→ **WHAT YOU NEED TO DO**: Return exactly, and only, the lines from the one holding "Emit a LaTeX" through the one holding "(5,14) -- (982,14);", both included; the pictures stay out.

→ **DATA TO PROCESS**:
···
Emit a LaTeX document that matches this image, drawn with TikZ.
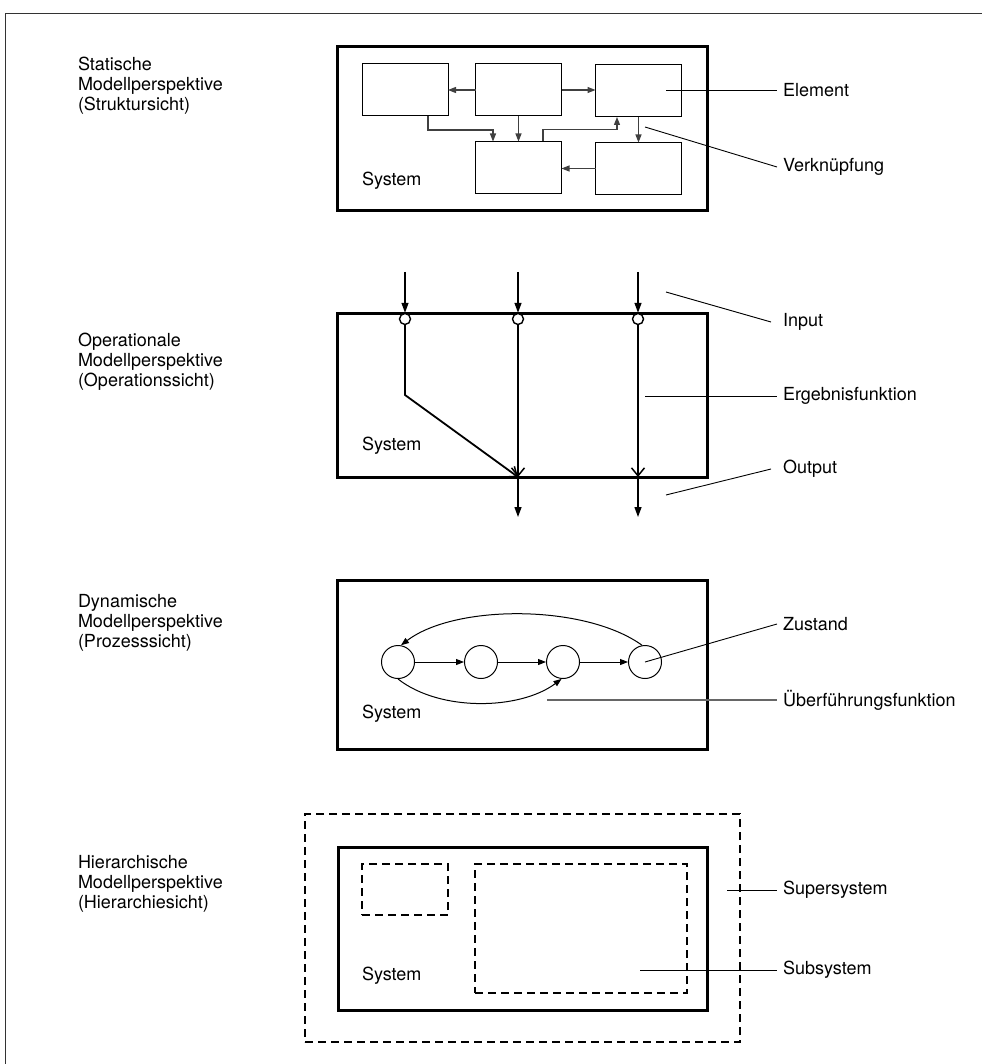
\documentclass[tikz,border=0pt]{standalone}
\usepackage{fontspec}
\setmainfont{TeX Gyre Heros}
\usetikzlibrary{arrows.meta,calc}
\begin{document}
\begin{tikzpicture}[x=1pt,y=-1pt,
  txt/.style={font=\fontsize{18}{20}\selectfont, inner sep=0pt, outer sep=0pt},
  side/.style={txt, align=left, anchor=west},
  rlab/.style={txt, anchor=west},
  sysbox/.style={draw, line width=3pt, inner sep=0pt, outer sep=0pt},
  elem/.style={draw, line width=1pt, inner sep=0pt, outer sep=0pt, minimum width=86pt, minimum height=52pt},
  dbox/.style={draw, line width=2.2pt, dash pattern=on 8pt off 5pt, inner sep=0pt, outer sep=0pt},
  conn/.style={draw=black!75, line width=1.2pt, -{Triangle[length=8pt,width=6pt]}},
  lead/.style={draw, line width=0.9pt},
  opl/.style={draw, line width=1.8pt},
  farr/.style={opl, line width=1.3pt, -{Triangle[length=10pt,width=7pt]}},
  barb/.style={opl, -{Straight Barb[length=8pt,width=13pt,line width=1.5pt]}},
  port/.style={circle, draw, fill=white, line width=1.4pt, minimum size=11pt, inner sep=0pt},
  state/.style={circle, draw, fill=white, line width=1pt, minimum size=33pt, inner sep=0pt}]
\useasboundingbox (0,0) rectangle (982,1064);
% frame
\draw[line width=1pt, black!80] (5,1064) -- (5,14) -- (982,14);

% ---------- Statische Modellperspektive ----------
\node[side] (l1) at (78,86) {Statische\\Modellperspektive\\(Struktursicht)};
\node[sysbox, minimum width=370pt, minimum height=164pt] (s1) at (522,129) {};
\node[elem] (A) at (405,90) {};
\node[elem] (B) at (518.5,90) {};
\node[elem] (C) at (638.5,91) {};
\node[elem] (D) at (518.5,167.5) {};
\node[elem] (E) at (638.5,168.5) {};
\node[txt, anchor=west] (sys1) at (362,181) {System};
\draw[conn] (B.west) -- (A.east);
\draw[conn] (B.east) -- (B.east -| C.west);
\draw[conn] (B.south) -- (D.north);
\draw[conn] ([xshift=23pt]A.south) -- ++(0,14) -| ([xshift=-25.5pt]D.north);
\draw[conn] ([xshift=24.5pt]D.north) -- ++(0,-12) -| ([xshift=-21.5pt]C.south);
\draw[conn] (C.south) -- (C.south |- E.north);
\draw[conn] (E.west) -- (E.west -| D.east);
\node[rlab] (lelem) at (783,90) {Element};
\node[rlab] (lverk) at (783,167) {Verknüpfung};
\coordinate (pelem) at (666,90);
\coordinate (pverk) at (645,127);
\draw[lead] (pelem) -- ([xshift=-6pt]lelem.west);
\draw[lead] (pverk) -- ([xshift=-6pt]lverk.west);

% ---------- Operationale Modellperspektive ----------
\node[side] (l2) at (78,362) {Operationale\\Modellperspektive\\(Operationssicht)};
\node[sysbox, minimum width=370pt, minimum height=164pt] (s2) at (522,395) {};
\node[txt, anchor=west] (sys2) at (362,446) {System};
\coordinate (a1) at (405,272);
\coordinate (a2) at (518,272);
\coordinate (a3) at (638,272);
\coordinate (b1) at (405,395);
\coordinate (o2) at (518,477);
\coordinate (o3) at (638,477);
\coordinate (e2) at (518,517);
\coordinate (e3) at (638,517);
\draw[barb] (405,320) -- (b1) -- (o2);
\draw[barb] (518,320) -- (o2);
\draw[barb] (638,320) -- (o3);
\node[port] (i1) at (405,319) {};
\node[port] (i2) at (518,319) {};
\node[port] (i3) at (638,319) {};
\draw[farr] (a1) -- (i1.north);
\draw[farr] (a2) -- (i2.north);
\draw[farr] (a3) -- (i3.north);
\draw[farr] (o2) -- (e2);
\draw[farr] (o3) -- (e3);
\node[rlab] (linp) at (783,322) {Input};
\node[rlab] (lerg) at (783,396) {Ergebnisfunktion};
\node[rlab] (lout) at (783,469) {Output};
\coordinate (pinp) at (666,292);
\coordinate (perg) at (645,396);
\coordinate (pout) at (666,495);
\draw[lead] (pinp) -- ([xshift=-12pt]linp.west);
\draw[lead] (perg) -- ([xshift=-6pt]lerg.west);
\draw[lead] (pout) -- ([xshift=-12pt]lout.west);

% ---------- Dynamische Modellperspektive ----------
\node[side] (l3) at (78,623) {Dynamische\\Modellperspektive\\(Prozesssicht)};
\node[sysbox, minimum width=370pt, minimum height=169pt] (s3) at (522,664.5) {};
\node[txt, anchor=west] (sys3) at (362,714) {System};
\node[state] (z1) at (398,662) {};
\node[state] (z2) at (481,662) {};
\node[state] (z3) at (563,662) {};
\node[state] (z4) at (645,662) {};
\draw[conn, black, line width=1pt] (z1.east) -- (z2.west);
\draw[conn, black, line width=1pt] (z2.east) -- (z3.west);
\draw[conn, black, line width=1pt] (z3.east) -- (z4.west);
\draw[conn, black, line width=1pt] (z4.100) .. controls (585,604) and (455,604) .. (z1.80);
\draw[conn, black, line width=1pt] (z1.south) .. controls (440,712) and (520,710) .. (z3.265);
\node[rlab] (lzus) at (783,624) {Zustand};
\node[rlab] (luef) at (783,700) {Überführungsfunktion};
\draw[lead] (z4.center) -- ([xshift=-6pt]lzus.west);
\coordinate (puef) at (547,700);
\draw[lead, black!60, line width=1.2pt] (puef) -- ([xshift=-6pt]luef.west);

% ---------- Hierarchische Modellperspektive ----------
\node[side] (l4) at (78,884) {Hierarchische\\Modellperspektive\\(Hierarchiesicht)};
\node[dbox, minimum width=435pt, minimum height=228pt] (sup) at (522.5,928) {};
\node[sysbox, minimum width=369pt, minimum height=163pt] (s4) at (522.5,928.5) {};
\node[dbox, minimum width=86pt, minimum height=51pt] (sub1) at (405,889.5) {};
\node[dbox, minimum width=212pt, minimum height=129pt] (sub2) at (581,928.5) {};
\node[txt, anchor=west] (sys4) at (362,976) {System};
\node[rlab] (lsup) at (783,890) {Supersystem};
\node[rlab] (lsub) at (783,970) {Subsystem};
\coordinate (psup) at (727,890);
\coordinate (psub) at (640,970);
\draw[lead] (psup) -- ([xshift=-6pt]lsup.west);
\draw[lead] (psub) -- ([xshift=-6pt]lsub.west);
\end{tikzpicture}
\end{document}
···
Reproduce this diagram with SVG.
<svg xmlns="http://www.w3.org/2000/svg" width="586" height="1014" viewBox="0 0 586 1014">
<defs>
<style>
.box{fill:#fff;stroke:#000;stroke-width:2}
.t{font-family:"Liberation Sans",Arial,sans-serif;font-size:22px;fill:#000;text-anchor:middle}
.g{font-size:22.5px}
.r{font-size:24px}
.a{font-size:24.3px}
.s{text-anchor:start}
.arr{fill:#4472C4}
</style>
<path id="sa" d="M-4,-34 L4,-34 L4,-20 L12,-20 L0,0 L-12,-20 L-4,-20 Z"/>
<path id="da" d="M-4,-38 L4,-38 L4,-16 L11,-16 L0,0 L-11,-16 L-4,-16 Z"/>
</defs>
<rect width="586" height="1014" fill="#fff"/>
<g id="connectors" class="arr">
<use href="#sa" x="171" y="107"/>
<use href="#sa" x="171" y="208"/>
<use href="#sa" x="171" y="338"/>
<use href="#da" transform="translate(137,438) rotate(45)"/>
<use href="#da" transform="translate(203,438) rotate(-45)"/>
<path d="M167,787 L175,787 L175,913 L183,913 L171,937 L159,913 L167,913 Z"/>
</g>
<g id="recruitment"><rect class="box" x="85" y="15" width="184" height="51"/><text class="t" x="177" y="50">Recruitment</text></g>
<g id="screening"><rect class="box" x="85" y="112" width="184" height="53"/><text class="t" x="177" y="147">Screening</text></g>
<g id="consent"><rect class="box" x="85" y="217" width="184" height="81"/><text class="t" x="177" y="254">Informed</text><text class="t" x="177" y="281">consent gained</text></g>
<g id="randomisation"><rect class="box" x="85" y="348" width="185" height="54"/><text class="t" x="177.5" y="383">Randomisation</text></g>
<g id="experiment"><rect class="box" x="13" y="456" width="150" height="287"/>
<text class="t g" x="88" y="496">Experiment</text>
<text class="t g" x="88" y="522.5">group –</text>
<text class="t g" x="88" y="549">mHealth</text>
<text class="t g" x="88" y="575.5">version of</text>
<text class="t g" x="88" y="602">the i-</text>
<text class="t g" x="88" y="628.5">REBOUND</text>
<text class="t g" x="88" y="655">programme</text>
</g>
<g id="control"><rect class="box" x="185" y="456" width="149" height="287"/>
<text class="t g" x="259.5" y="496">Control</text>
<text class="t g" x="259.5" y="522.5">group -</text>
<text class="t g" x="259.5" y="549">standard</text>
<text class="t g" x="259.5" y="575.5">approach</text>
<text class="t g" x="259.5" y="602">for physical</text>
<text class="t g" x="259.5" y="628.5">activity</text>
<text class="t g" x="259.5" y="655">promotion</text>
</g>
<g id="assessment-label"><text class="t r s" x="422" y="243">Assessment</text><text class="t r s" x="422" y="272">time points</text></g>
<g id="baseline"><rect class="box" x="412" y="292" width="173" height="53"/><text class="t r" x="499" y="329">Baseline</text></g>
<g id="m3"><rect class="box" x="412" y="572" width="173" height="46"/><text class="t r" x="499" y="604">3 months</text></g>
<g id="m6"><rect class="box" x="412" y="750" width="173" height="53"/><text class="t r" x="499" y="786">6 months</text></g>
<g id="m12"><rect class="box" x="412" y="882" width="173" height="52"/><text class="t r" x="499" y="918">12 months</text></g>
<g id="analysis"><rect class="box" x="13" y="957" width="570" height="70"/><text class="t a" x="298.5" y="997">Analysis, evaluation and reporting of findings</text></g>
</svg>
···
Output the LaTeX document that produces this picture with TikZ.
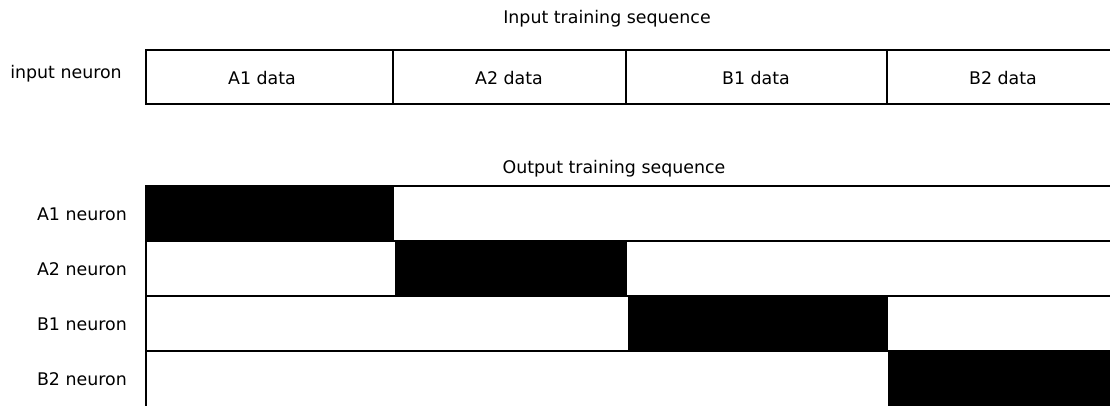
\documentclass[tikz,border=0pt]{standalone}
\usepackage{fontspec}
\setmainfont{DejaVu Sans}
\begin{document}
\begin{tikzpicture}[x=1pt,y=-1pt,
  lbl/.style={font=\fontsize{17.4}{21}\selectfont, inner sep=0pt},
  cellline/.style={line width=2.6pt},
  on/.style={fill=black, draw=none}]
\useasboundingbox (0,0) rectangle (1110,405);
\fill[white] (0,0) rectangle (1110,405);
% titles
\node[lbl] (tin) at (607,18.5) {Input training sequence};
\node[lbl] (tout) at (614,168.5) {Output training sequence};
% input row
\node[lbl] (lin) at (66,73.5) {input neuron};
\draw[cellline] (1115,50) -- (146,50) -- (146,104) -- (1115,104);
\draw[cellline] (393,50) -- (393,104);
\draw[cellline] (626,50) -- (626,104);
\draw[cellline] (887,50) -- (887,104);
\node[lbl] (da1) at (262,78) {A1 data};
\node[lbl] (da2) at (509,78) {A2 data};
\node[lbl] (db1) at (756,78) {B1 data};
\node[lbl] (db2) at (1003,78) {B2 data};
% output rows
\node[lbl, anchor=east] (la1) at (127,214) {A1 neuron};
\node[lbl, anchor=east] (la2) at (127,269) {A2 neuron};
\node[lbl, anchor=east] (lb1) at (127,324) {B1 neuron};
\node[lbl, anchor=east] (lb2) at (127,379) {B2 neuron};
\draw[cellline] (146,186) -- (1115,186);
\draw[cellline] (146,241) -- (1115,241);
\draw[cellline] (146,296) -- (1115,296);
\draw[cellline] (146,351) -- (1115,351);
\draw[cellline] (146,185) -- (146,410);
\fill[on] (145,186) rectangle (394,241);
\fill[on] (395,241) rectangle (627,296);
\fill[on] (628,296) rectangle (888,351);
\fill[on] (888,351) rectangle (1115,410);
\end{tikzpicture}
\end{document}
···
→ **EXERCISE OUTPUT**:
Emit a LaTeX document that matches this image, drawn with TikZ.
\documentclass[tikz,border=0pt]{standalone}
\usepackage{fontspec}
\setmainfont{TeX Gyre Heros}
\usetikzlibrary{arrows.meta,calc}
\begin{document}
\begin{tikzpicture}[x=1pt,y=-1pt,
  txt/.style={font=\fontsize{18}{20}\selectfont, inner sep=0pt, outer sep=0pt},
  side/.style={txt, align=left, anchor=west},
  rlab/.style={txt, anchor=west},
  sysbox/.style={draw, line width=3pt, inner sep=0pt, outer sep=0pt},
  elem/.style={draw, line width=1pt, inner sep=0pt, outer sep=0pt, minimum width=86pt, minimum height=52pt},
  dbox/.style={draw, line width=2.2pt, dash pattern=on 8pt off 5pt, inner sep=0pt, outer sep=0pt},
  conn/.style={draw=black!75, line width=1.2pt, -{Triangle[length=8pt,width=6pt]}},
  lead/.style={draw, line width=0.9pt},
  opl/.style={draw, line width=1.8pt},
  farr/.style={opl, line width=1.3pt, -{Triangle[length=10pt,width=7pt]}},
  barb/.style={opl, -{Straight Barb[length=8pt,width=13pt,line width=1.5pt]}},
  port/.style={circle, draw, fill=white, line width=1.4pt, minimum size=11pt, inner sep=0pt},
  state/.style={circle, draw, fill=white, line width=1pt, minimum size=33pt, inner sep=0pt}]
\useasboundingbox (0,0) rectangle (982,1064);
% frame
\draw[line width=1pt, black!80] (5,1064) -- (5,14) -- (982,14);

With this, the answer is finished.